What is asked:
Below is a block of records; reproduce all of them exactly and leave out any pictures.

Provided material:
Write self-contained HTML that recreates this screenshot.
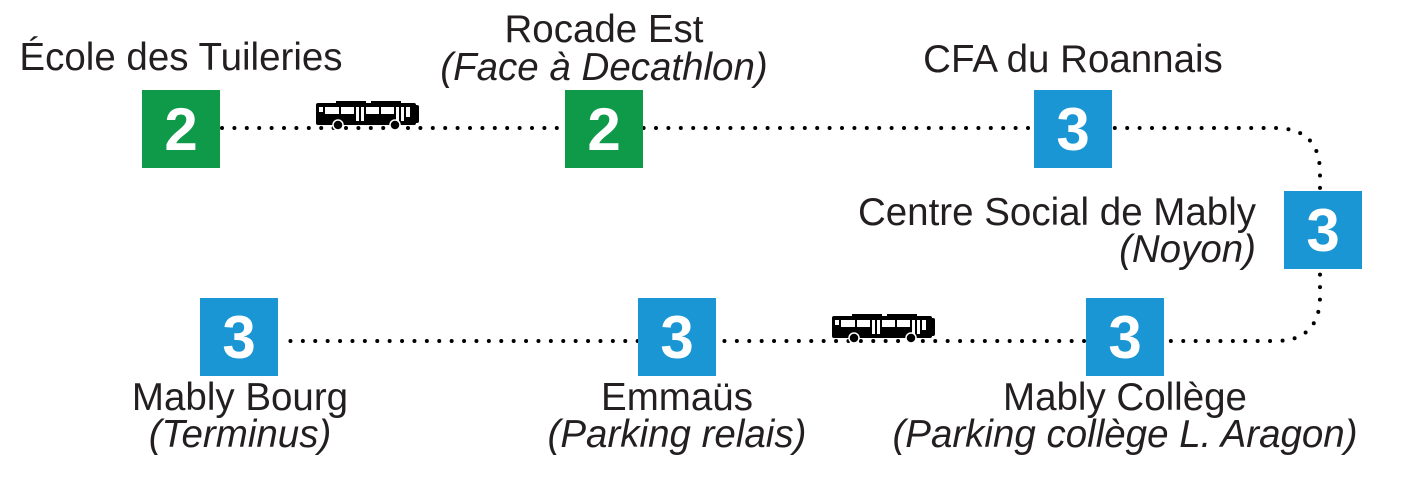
<!DOCTYPE html>
<html><head><meta charset="utf-8"><style>
html,body{margin:0;padding:0;background:#fff;}
svg{display:block;}
.t{font-family:"Liberation Sans",sans-serif;font-size:38.5px;fill:#231f20;}
.i{font-style:italic;}
.n{font-family:"Liberation Sans",sans-serif;font-size:60px;font-weight:bold;fill:#fff;text-anchor:middle;}
</style></head><body>
<svg width="1404" height="478" viewBox="0 0 1404 478" xmlns="http://www.w3.org/2000/svg">
<defs>
<g id="bus">
<rect x="0" y="2" width="100" height="22" rx="2" fill="#000"/>
<rect x="20" y="0" width="30" height="3" fill="#000"/>
<rect x="55" y="0" width="30" height="3" fill="#000"/>
<rect x="98" y="4" width="5" height="18" rx="2" fill="#000"/>
<rect x="3" y="6" width="4" height="5" fill="#fff"/>
<rect x="9" y="6" width="14" height="7" fill="#fff"/>
<rect x="25" y="6" width="13" height="7" fill="#fff"/>
<rect x="40" y="6" width="3" height="14" fill="#fff"/>
<rect x="45" y="6" width="3" height="14" fill="#fff"/>
<rect x="50" y="6" width="13" height="7" fill="#fff"/>
<rect x="65" y="6" width="13" height="7" fill="#fff"/>
<rect x="80" y="6" width="3" height="14" fill="#fff"/>
<rect x="85" y="6" width="3" height="14" fill="#fff"/>
<rect x="90" y="6" width="4" height="10" fill="#fff"/>
<circle cx="22" cy="24" r="5" fill="#000" stroke="#fff" stroke-width="1.5"/>
<circle cx="79" cy="24" r="5" fill="#000" stroke="#fff" stroke-width="1.5"/>
</g>
</defs>
<path d="M222,128 H1275 Q1320,128 1320,173 V296 Q1320,341 1275,341 H280" fill="none" stroke="#000" stroke-width="4" stroke-linecap="round" stroke-dasharray="0 12.4"/>
<use href="#bus" x="316" y="101"/>
<use href="#bus" x="832" y="314"/>

<rect x="142" y="90" width="78" height="78" fill="#0f9a4a"/><text class="n" x="181" y="150">2</text>
<rect x="565" y="90" width="78" height="78" fill="#0f9a4a"/><text class="n" x="604" y="150">2</text>
<rect x="1034" y="90" width="78" height="78" fill="#1a96d4"/><text class="n" x="1073" y="150">3</text>
<rect x="1284" y="191" width="78" height="78" fill="#1a96d4"/><text class="n" x="1323" y="251">3</text>
<rect x="200" y="298" width="78" height="78" fill="#1a96d4"/><text class="n" x="239" y="358">3</text>
<rect x="638" y="298" width="78" height="78" fill="#1a96d4"/><text class="n" x="677" y="358">3</text>
<rect x="1086" y="298" width="78" height="78" fill="#1a96d4"/><text class="n" x="1125" y="358">3</text>

<text class="t" x="181" y="70" text-anchor="middle">École des Tuileries</text>
<text class="t" x="604" y="42" text-anchor="middle">Rocade Est</text>
<text class="t i" x="604" y="80" text-anchor="middle">(Face à Decathlon)</text>
<text class="t" x="1073" y="72" text-anchor="middle">CFA du Roannais</text>
<text class="t" x="1256" y="225" text-anchor="end">Centre Social de Mably</text>
<text class="t i" x="1256" y="262" text-anchor="end">(Noyon)</text>
<text class="t" x="240" y="410" text-anchor="middle">Mably Bourg</text>
<text class="t i" x="240" y="447" text-anchor="middle">(Terminus)</text>
<text class="t" x="677" y="410" text-anchor="middle">Emmaüs</text>
<text class="t i" x="677" y="447" text-anchor="middle">(Parking relais)</text>
<text class="t" x="1125" y="410" text-anchor="middle">Mably Collège</text>
<text class="t i" x="1125" y="447" text-anchor="middle">(Parking collège L. Aragon)</text>
</svg>
</body></html>
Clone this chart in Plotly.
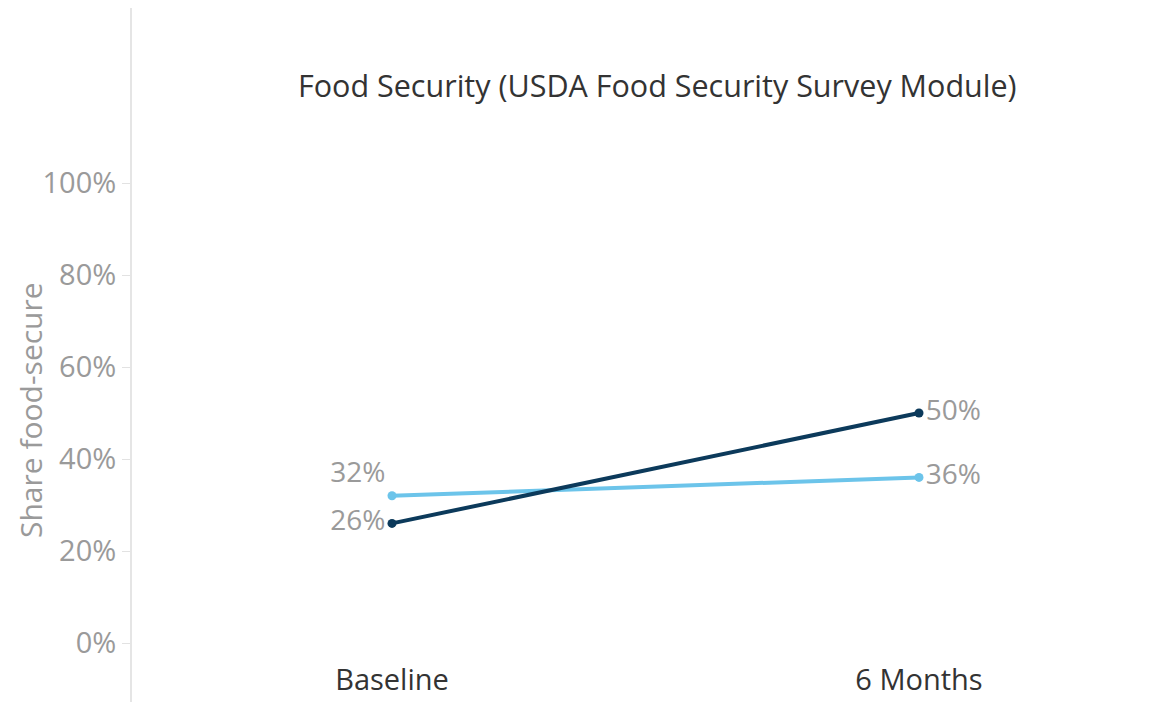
import plotly.graph_objects as go

categories = ["Baseline", "6 Months"]
series_dark = [26, 50]
series_light = [32, 36]
y_ticks = [0, 20, 40, 60, 80, 100]
y_tick_labels = ["0%", "20%", "40%", "60%", "80%", "100%"]

DARK = "#0c3a5b"
LIGHT = "#6cc4ea"
GRAY = "#9a9a9a"
FONT = "Open Sans"

OFF = 8  # default page body margin
W, H = 1166 - OFF, 717 - OFF
ML = 131 - OFF
MR = W - (1150 - OFF)
MT = 0
PB = 660 - OFF  # plot bottom in figure pixels
MB = H - PB
PW = W - ML - MR
PH = H - MT - MB


def px_x(p):
    return ((p - OFF) - ML) / PW


def px_y(p):
    return (PB - (p - OFF)) / PH


xs = [0, 1]

fig = go.Figure()
fig.add_trace(go.Scatter(
    x=xs, y=series_light, mode="lines+markers+text",
    line=dict(color=LIGHT, width=4), marker=dict(color=LIGHT, size=9),
    text=[f"{v}%" for v in series_light],
    textposition=["top left", "middle right"],
    textfont=dict(family=FONT, size=28, color=GRAY),
    hoverinfo="skip", showlegend=False, cliponaxis=False,
))
fig.add_trace(go.Scatter(
    x=xs, y=series_dark, mode="lines+markers+text",
    line=dict(color=DARK, width=4), marker=dict(color=DARK, size=9),
    text=[f"{v}%" for v in series_dark],
    textposition=["middle left", "middle right"],
    textfont=dict(family=FONT, size=28, color=GRAY),
    hoverinfo="skip", showlegend=False, cliponaxis=False,
))

# x: category positions at page pixels 392 and 919
xscale = 919 - 392
x0 = -(392 - 131) / xscale
x1 = (1150 - 392) / xscale
# y: 0% at page pixel 643, 100% at 183
yscale = (643 - 183) / 100
y0 = -(660 - 643) / yscale
y1 = (643 - OFF) / yscale

fig.update_layout(
    width=W, height=H,
    margin=dict(l=ML, r=MR, t=MT, b=MB),
    plot_bgcolor="white", paper_bgcolor="white",
    font=dict(family=FONT, color=GRAY),
    xaxis=dict(
        range=[x0, x1], tickvals=xs, ticktext=categories,
        showgrid=False, zeroline=False, showline=False, ticks="",
        tickfont=dict(family=FONT, size=29, color="#333333"),
    ),
    yaxis=dict(
        range=[y0, y1], tickvals=y_ticks, ticktext=y_tick_labels,
        showgrid=False, zeroline=False, showline=False,
        ticks="outside", ticklen=8, tickcolor="#e2e2e2", tickwidth=1,
        tickfont=dict(family=FONT, size=29, color=GRAY),
    ),
    shapes=[dict(
        type="line", xref="paper", yref="paper",
        x0=0, x1=0, y0=px_y(702), y1=px_y(OFF),
        line=dict(color="#dddddd", width=1.5),
    )],
    annotations=[
        dict(text="Food Security (USDA Food Security Survey Module)",
             xref="paper", yref="paper", x=px_x(657), y=px_y(85),
             showarrow=False, xanchor="center", yanchor="middle",
             font=dict(family=FONT, size=30.5, color="#333333")),
        dict(text="Share food-secure",
             xref="paper", yref="paper", x=px_x(30), y=px_y(410),
             showarrow=False, textangle=-90, xanchor="center", yanchor="middle",
             font=dict(family=FONT, size=30, color=GRAY)),
    ],
)

fig.write_html("out.html")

Reply to the task:
Write self-contained HTML that recreates this screenshot.
<!DOCTYPE html>
<html><head><meta charset="utf-8"><style>
html,body{margin:0;padding:0;background:#fff;}
svg{display:block;}
.t{font-family:"Liberation Sans",sans-serif;font-size:38.5px;fill:#231f20;}
.i{font-style:italic;}
.n{font-family:"Liberation Sans",sans-serif;font-size:60px;font-weight:bold;fill:#fff;text-anchor:middle;}
</style></head><body>
<svg width="1404" height="478" viewBox="0 0 1404 478" xmlns="http://www.w3.org/2000/svg">
<defs>
<g id="bus">
<rect x="0" y="2" width="100" height="22" rx="2" fill="#000"/>
<rect x="20" y="0" width="30" height="3" fill="#000"/>
<rect x="55" y="0" width="30" height="3" fill="#000"/>
<rect x="98" y="4" width="5" height="18" rx="2" fill="#000"/>
<rect x="3" y="6" width="4" height="5" fill="#fff"/>
<rect x="9" y="6" width="14" height="7" fill="#fff"/>
<rect x="25" y="6" width="13" height="7" fill="#fff"/>
<rect x="40" y="6" width="3" height="14" fill="#fff"/>
<rect x="45" y="6" width="3" height="14" fill="#fff"/>
<rect x="50" y="6" width="13" height="7" fill="#fff"/>
<rect x="65" y="6" width="13" height="7" fill="#fff"/>
<rect x="80" y="6" width="3" height="14" fill="#fff"/>
<rect x="85" y="6" width="3" height="14" fill="#fff"/>
<rect x="90" y="6" width="4" height="10" fill="#fff"/>
<circle cx="22" cy="24" r="5" fill="#000" stroke="#fff" stroke-width="1.5"/>
<circle cx="79" cy="24" r="5" fill="#000" stroke="#fff" stroke-width="1.5"/>
</g>
</defs>
<path d="M222,128 H1275 Q1320,128 1320,173 V296 Q1320,341 1275,341 H280" fill="none" stroke="#000" stroke-width="4" stroke-linecap="round" stroke-dasharray="0 12.4"/>
<use href="#bus" x="316" y="101"/>
<use href="#bus" x="832" y="314"/>

<rect x="142" y="90" width="78" height="78" fill="#0f9a4a"/><text class="n" x="181" y="150">2</text>
<rect x="565" y="90" width="78" height="78" fill="#0f9a4a"/><text class="n" x="604" y="150">2</text>
<rect x="1034" y="90" width="78" height="78" fill="#1a96d4"/><text class="n" x="1073" y="150">3</text>
<rect x="1284" y="191" width="78" height="78" fill="#1a96d4"/><text class="n" x="1323" y="251">3</text>
<rect x="200" y="298" width="78" height="78" fill="#1a96d4"/><text class="n" x="239" y="358">3</text>
<rect x="638" y="298" width="78" height="78" fill="#1a96d4"/><text class="n" x="677" y="358">3</text>
<rect x="1086" y="298" width="78" height="78" fill="#1a96d4"/><text class="n" x="1125" y="358">3</text>

<text class="t" x="181" y="70" text-anchor="middle">École des Tuileries</text>
<text class="t" x="604" y="42" text-anchor="middle">Rocade Est</text>
<text class="t i" x="604" y="80" text-anchor="middle">(Face à Decathlon)</text>
<text class="t" x="1073" y="72" text-anchor="middle">CFA du Roannais</text>
<text class="t" x="1256" y="225" text-anchor="end">Centre Social de Mably</text>
<text class="t i" x="1256" y="262" text-anchor="end">(Noyon)</text>
<text class="t" x="240" y="410" text-anchor="middle">Mably Bourg</text>
<text class="t i" x="240" y="447" text-anchor="middle">(Terminus)</text>
<text class="t" x="677" y="410" text-anchor="middle">Emmaüs</text>
<text class="t i" x="677" y="447" text-anchor="middle">(Parking relais)</text>
<text class="t" x="1125" y="410" text-anchor="middle">Mably Collège</text>
<text class="t i" x="1125" y="447" text-anchor="middle">(Parking collège L. Aragon)</text>
</svg>
</body></html>
Clone this chart in Plotly.
import plotly.graph_objects as go

categories = ["Baseline", "6 Months"]
series_dark = [26, 50]
series_light = [32, 36]
y_ticks = [0, 20, 40, 60, 80, 100]
y_tick_labels = ["0%", "20%", "40%", "60%", "80%", "100%"]

DARK = "#0c3a5b"
LIGHT = "#6cc4ea"
GRAY = "#9a9a9a"
FONT = "Open Sans"

OFF = 8  # default page body margin
W, H = 1166 - OFF, 717 - OFF
ML = 131 - OFF
MR = W - (1150 - OFF)
MT = 0
PB = 660 - OFF  # plot bottom in figure pixels
MB = H - PB
PW = W - ML - MR
PH = H - MT - MB


def px_x(p):
    return ((p - OFF) - ML) / PW


def px_y(p):
    return (PB - (p - OFF)) / PH


xs = [0, 1]

fig = go.Figure()
fig.add_trace(go.Scatter(
    x=xs, y=series_light, mode="lines+markers+text",
    line=dict(color=LIGHT, width=4), marker=dict(color=LIGHT, size=9),
    text=[f"{v}%" for v in series_light],
    textposition=["top left", "middle right"],
    textfont=dict(family=FONT, size=28, color=GRAY),
    hoverinfo="skip", showlegend=False, cliponaxis=False,
))
fig.add_trace(go.Scatter(
    x=xs, y=series_dark, mode="lines+markers+text",
    line=dict(color=DARK, width=4), marker=dict(color=DARK, size=9),
    text=[f"{v}%" for v in series_dark],
    textposition=["middle left", "middle right"],
    textfont=dict(family=FONT, size=28, color=GRAY),
    hoverinfo="skip", showlegend=False, cliponaxis=False,
))

# x: category positions at page pixels 392 and 919
xscale = 919 - 392
x0 = -(392 - 131) / xscale
x1 = (1150 - 392) / xscale
# y: 0% at page pixel 643, 100% at 183
yscale = (643 - 183) / 100
y0 = -(660 - 643) / yscale
y1 = (643 - OFF) / yscale

fig.update_layout(
    width=W, height=H,
    margin=dict(l=ML, r=MR, t=MT, b=MB),
    plot_bgcolor="white", paper_bgcolor="white",
    font=dict(family=FONT, color=GRAY),
    xaxis=dict(
        range=[x0, x1], tickvals=xs, ticktext=categories,
        showgrid=False, zeroline=False, showline=False, ticks="",
        tickfont=dict(family=FONT, size=29, color="#333333"),
    ),
    yaxis=dict(
        range=[y0, y1], tickvals=y_ticks, ticktext=y_tick_labels,
        showgrid=False, zeroline=False, showline=False,
        ticks="outside", ticklen=8, tickcolor="#e2e2e2", tickwidth=1,
        tickfont=dict(family=FONT, size=29, color=GRAY),
    ),
    shapes=[dict(
        type="line", xref="paper", yref="paper",
        x0=0, x1=0, y0=px_y(702), y1=px_y(OFF),
        line=dict(color="#dddddd", width=1.5),
    )],
    annotations=[
        dict(text="Food Security (USDA Food Security Survey Module)",
             xref="paper", yref="paper", x=px_x(657), y=px_y(85),
             showarrow=False, xanchor="center", yanchor="middle",
             font=dict(family=FONT, size=30.5, color="#333333")),
        dict(text="Share food-secure",
             xref="paper", yref="paper", x=px_x(30), y=px_y(410),
             showarrow=False, textangle=-90, xanchor="center", yanchor="middle",
             font=dict(family=FONT, size=30, color=GRAY)),
    ],
)

fig.write_html("out.html")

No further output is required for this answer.